What to do right now
Do not panic — but do not delay. First, verify the balance and tax years listed on the notice. Then decide whether you can pay in full, need a payment plan, or should request a Collection Due Process hearing before the deadline expires. If the amount is large, you are self-employed, or the IRS is threatening wage or bank levies, this is the point where hiring a CPA, enrolled agent, or tax attorney becomes extremely valuable.
Questions to ask a tax professional
01
Should I request a Collection Due Process hearing before the deadline?
02
Am I eligible for an installment agreement or hardship status?
03
Can any penalties or interest be reduced or removed?
04
Is the IRS balance accurate, and were all payments properly credited?
05
Is the IRS close to the collection statute expiration date?
06
What assets or income streams are most at risk of levy?

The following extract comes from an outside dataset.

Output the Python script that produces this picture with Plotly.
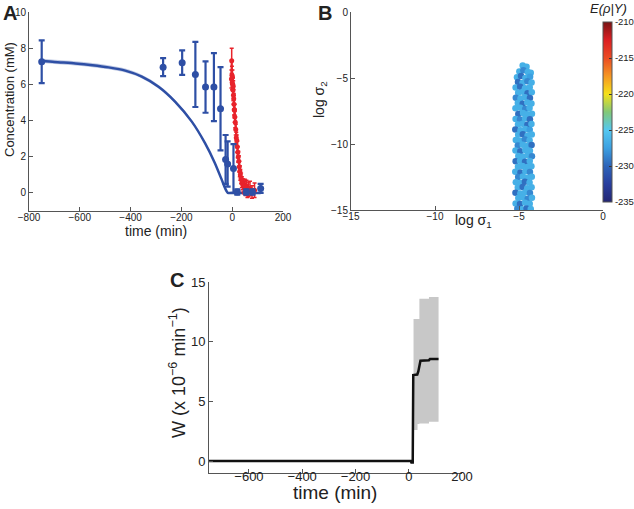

Frequently asked questions
Is CP90 worse than CP504?
Generally yes. CP504 warns about possible levy action, especially against state tax refunds. CP90 is a more formal final notice that includes Collection Due Process appeal rights before broader levy action can begin.
Can the IRS really take money from my bank account?
Yes. If levy action proceeds, the IRS can freeze funds in your bank account. Banks usually hold the money temporarily before sending it to the IRS, which creates a short window to resolve the issue.
What is a Collection Due Process hearing?
It's an independent IRS appeals process where you can challenge the collection action or propose alternatives like payment plans, hardship status, or offers in compromise.
Can I stop a wage garnishment after CP90?
Often yes — especially if you act before the levy begins. Payment agreements, hardship determinations, or timely appeals may prevent or release garnishments.
What happens if I already missed the 30-day deadline?
You may lose formal Collection Due Process rights, but you can still contact the IRS to request payment arrangements or alternative appeals. The sooner you act, the better your options usually are.